■ **DATA SECTION**
****
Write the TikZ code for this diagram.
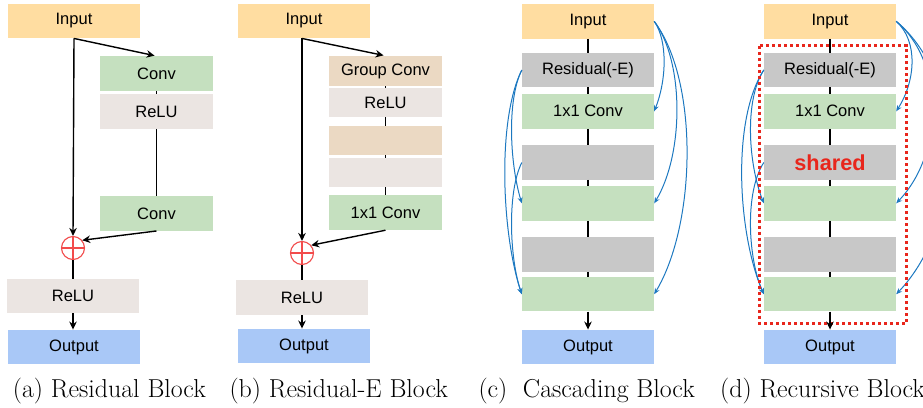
****
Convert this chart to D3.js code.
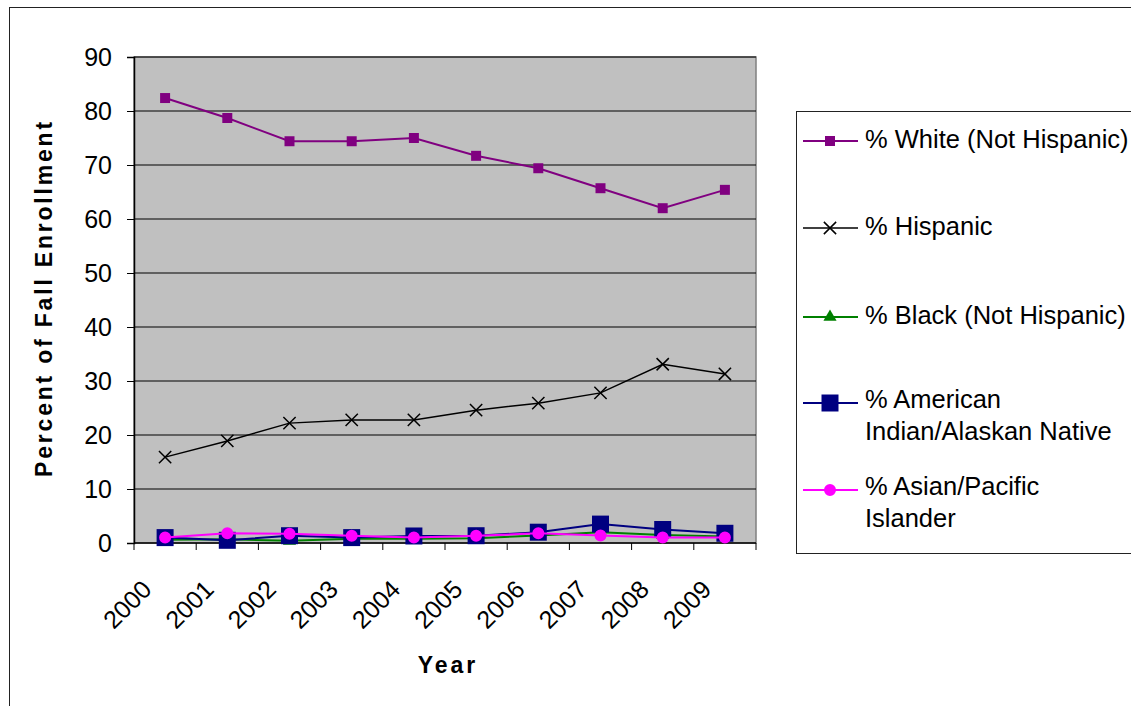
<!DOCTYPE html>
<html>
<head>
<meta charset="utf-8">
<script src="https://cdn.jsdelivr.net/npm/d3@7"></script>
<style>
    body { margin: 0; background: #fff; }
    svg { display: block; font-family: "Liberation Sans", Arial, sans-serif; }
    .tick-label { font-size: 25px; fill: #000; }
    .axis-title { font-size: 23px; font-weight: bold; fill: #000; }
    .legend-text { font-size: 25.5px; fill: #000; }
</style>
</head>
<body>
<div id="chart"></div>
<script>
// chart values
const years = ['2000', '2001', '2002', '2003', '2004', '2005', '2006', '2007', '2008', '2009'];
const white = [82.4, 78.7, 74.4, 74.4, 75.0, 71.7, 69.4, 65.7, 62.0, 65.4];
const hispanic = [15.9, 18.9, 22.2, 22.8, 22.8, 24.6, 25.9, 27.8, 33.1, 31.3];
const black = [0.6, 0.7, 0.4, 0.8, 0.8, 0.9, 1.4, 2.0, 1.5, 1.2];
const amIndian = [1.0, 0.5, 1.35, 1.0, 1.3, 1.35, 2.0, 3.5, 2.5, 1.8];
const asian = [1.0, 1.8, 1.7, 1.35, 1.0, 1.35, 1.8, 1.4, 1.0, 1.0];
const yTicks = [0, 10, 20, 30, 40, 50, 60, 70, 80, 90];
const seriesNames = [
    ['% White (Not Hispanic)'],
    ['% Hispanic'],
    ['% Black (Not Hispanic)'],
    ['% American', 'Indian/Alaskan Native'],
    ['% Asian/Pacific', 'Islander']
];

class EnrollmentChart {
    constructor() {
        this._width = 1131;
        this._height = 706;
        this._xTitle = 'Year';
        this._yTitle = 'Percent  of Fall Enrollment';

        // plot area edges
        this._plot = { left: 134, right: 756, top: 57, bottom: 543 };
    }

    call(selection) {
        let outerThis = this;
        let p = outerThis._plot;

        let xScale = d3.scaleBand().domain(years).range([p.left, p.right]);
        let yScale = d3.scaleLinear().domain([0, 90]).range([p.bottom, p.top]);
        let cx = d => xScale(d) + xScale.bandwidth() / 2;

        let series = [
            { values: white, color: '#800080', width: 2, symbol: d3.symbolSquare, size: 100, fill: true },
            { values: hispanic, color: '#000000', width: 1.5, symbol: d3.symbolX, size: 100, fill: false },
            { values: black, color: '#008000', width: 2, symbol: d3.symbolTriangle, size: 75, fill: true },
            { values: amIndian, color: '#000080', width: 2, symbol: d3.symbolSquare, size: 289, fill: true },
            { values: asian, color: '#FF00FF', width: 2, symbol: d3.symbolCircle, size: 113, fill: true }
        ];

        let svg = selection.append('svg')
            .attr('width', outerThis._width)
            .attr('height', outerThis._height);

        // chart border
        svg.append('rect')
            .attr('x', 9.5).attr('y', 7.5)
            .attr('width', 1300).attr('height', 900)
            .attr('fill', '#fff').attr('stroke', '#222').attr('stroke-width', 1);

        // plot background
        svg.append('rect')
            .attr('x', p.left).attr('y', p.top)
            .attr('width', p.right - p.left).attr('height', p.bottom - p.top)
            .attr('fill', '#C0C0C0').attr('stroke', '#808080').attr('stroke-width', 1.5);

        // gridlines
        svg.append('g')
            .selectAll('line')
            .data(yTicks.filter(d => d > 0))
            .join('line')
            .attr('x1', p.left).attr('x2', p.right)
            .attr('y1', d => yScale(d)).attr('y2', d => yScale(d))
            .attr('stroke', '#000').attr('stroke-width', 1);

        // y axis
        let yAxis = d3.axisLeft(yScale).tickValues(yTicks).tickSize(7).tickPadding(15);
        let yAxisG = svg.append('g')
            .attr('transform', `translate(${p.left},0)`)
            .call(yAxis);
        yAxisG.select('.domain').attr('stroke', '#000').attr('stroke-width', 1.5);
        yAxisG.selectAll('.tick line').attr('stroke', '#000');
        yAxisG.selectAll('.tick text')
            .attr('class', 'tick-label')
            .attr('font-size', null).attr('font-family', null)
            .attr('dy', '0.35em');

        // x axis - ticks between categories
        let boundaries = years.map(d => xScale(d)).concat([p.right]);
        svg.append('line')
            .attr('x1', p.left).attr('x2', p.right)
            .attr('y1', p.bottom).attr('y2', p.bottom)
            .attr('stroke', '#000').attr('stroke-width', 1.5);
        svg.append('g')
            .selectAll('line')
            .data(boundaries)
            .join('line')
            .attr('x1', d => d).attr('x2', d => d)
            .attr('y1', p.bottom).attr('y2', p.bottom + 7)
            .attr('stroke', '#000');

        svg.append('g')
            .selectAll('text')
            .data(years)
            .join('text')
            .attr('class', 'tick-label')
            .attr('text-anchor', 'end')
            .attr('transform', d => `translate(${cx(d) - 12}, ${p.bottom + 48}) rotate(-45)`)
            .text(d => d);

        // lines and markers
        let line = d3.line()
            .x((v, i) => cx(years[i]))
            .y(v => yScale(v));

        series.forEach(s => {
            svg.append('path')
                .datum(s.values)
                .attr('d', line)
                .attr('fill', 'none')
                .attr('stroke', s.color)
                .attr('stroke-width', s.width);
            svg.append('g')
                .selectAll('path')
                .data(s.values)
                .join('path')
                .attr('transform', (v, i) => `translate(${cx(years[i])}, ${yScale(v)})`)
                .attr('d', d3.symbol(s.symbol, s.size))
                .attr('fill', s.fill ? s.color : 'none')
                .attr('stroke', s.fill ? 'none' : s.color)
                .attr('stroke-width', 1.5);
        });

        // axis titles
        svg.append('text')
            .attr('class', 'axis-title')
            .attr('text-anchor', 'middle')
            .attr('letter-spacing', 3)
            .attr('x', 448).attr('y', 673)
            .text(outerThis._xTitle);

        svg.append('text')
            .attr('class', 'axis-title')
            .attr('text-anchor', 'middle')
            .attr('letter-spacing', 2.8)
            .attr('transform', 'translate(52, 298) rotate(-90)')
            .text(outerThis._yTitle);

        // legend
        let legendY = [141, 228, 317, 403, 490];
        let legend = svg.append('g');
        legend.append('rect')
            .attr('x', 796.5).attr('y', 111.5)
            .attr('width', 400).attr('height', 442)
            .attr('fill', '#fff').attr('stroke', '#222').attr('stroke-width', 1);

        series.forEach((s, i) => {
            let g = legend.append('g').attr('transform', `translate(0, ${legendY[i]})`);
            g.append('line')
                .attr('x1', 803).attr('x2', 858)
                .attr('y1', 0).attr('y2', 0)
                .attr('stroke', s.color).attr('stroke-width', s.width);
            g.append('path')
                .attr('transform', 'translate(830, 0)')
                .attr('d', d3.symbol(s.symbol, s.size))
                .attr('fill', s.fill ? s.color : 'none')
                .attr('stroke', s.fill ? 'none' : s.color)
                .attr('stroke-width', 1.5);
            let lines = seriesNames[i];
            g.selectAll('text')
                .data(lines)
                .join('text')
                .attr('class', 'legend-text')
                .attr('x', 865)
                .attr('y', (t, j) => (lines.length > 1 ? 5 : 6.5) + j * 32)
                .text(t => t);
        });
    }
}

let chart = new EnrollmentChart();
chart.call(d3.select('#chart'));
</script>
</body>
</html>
****
■ **DIRECTIVE**
From the line with "Convert this chart to D3.js code." to the line with "let p = outerThis._plot;", set down those lines word for word and only those, counting both ends. Pictures stay out of the copy.

■ **RESPONSE**
Convert this chart to D3.js code.
<!DOCTYPE html>
<html>
<head>
<meta charset="utf-8">
<script src="https://cdn.jsdelivr.net/npm/d3@7"></script>
<style>
    body { margin: 0; background: #fff; }
    svg { display: block; font-family: "Liberation Sans", Arial, sans-serif; }
    .tick-label { font-size: 25px; fill: #000; }
    .axis-title { font-size: 23px; font-weight: bold; fill: #000; }
    .legend-text { font-size: 25.5px; fill: #000; }
</style>
</head>
<body>
<div id="chart"></div>
<script>
// chart values
const years = ['2000', '2001', '2002', '2003', '2004', '2005', '2006', '2007', '2008', '2009'];
const white = [82.4, 78.7, 74.4, 74.4, 75.0, 71.7, 69.4, 65.7, 62.0, 65.4];
const hispanic = [15.9, 18.9, 22.2, 22.8, 22.8, 24.6, 25.9, 27.8, 33.1, 31.3];
const black = [0.6, 0.7, 0.4, 0.8, 0.8, 0.9, 1.4, 2.0, 1.5, 1.2];
const amIndian = [1.0, 0.5, 1.35, 1.0, 1.3, 1.35, 2.0, 3.5, 2.5, 1.8];
const asian = [1.0, 1.8, 1.7, 1.35, 1.0, 1.35, 1.8, 1.4, 1.0, 1.0];
const yTicks = [0, 10, 20, 30, 40, 50, 60, 70, 80, 90];
const seriesNames = [
    ['% White (Not Hispanic)'],
    ['% Hispanic'],
    ['% Black (Not Hispanic)'],
    ['% American', 'Indian/Alaskan Native'],
    ['% Asian/Pacific', 'Islander']
];

class EnrollmentChart {
    constructor() {
        this._width = 1131;
        this._height = 706;
        this._xTitle = 'Year';
        this._yTitle = 'Percent  of Fall Enrollment';

        // plot area edges
        this._plot = { left: 134, right: 756, top: 57, bottom: 543 };
    }

    call(selection) {
        let outerThis = this;
        let p = outerThis._plot;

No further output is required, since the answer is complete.